Graffiti counts as gang-related if it’s intended to communicate a message from one group to another. Determining whether than applies is tricky, although there are some symbols and words – crowns, pitchforks, “Murder 1,” “Killer” – that police can show are historically connected to gangs. Yates estimated that 90 percent of Spokane’s graffiti is not gang-related, but created by taggers, people who invent a recognizable signature for themselves.

Sometimes those signatures reflect talent. While South Side graffiti painters seem like the toddlers of the “public art” world – lots of scribbling – I’ve always kind of secretly liked graffiti when it’s done well, big splashes of color and energy in otherwise gray and grubby environs.

I asked Yates whether she could see graffiti as an art form, a valid means of expression.

“I’m pretty liberal, so I could totally go for that,” she said. “But there has to be some appropriateness that goes into that. Artistic license doesn’t give somebody the right to damage someone else’s property.”

Police were lenient about graffiti at the skateboard park downtown, she said, because it wasn’t gang-related, just an “expression of the psyche” of the young people who hung out there. There was no victim, because the people who did the painting were the people who spent time there; the space was for them.
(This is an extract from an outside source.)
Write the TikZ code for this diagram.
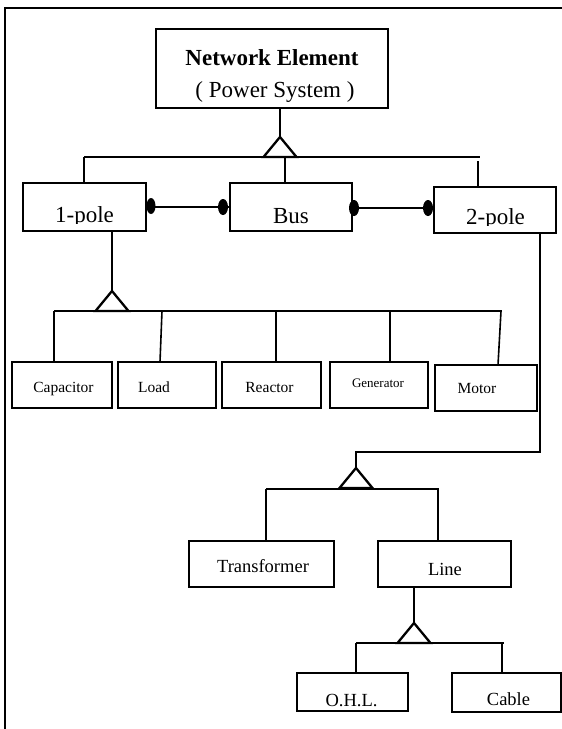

But drug dealers and gang members started showing up, adding their own graffiti, angering some skaters and creating a dilemma for police.

Yates pointed out several city-sanctioned murals painted on concrete walls and underpass supports. They offer a public art outlet and brighten drab spaces, and graffiti artists don’t deface them.

She said she plans to work with the city to set aside more spaces for murals.

“Some of the kids who do this are very artistic. They’re not all jerks,” she said. “There are other, more responsible ways to have a sense of ownership and a sense of expression.”